Mahakali is an unassuming, self-effacing work which doesn’t so much rebelliously work against musical conventions but is far more happy creating its own. Jarboe’s voice is capable of an impressive array of vocal timbres from howls, shrieks and nightmarish wails to soft, sultry whispers with Gothic consonance. The music is tailored to suit the vocals, rather than the other way round, so Mahakali is really a strudel of different musical ideas hinged together by a spiritual theme, revolving around the eponymous Hindu God mentioned in various Sanskrit texts. Exactly why the band have chosen this theme for the album is hardly explained apart from the fact that the idea “just happened” in a rehearsal session. I’m losing count of the amount of artists who are using ancient Eastern history for a focal point on their album’s thematic structure: the lure of old India is certainly an attractive one, but it does feels like a bit of a crowbar concept here.
The array of vocals on Mahalaki doesn’t just involve female ones, there are male vocal contributions from Phillip Anselmo of Down/Pantera, and Attila Csihar from Mayhem, so the variety and calibre is certainly impressive.

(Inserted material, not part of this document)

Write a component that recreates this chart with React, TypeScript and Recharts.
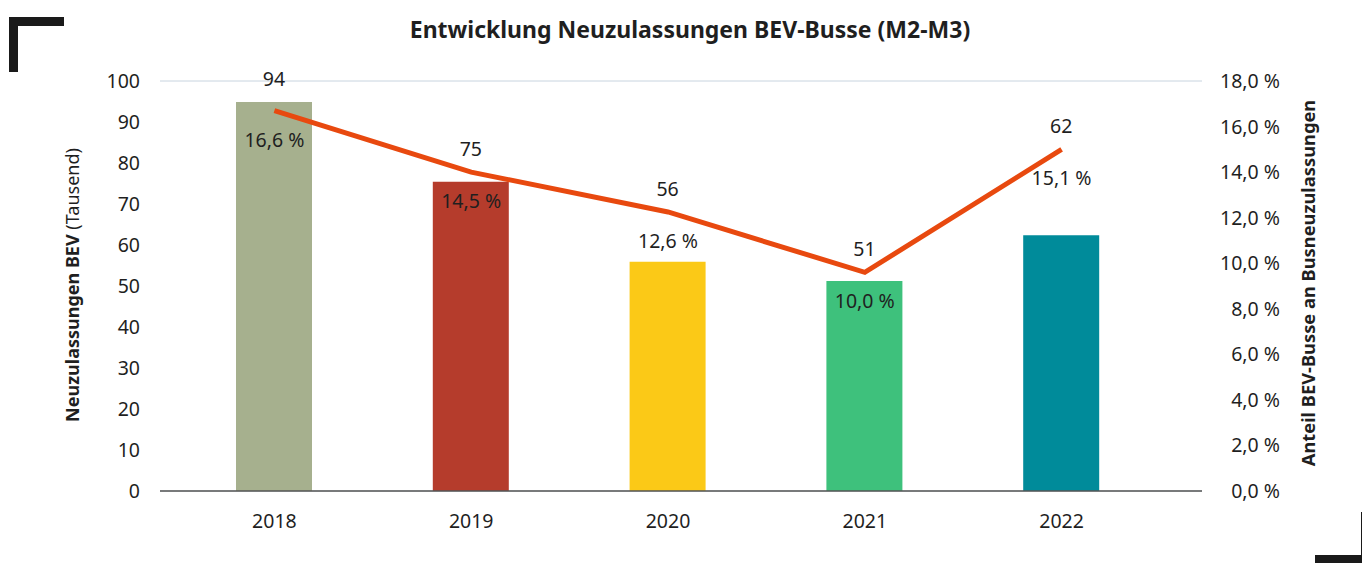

The music itself experiments with drawn-out, long atmospheric passages using guitar drones and wails, such as the melodic “Mahakali of Terrifying Countenance”, or the rather more disturbing “A Sea of Blood and Hollow Screaming”, that utilises guitar drones and vocal shrieks for a seemingly endless 8 minutes. There are more melodic, even poplike moments such as “House of Void” and “Overthrown” which even veers off into neofolk territory in places, whereas “Mouth of Flames” touches on neoclassical and soundtrack music.
More than anything Mahakali is about creating atmospheres of many different sorts. Its pastiche of emotions will take you down multiple dark routes but there’s no recurring musical theme, the thematic strain being carried by the lyrical content only. Jarboe seems at her best in the more confrontational vocal passages and though she can scream and tear her vocal chords apart for great effect, it’s not quite as bewitching as Runhild from KHLYST or Diamanda Galas, both of whom could be quite respectable inspirations. Indeed, it may be Jarboe’s intention to throw the listener around like a raffle ticket in a tombola but by halfway through the album it becomes quite difficult to care. Yes it’s clever, yes it’s very well done, but it seems to have little spirit, being more of an indulgence for the artist than the listener.
Mahakali doesn’t get too ambitious, always managing to stay within the confines of experiential music rather than avant-garde. It’s certainly not an easy listen but given the quantity of styles on this disc could end up appealing to people along quite a wide spectrum of genres. Metal fans might get off on the harder vocals and drones, whereas ethereal and post-rock fans will appreciate its more creative, lighter moments. Mahakali covers many bases, but probably too many to hold my attention from beginning to end, in spite of its inventiveness. It’s all very well having manifold parts to your influences but some cohesion wouldn’t have gone amiss.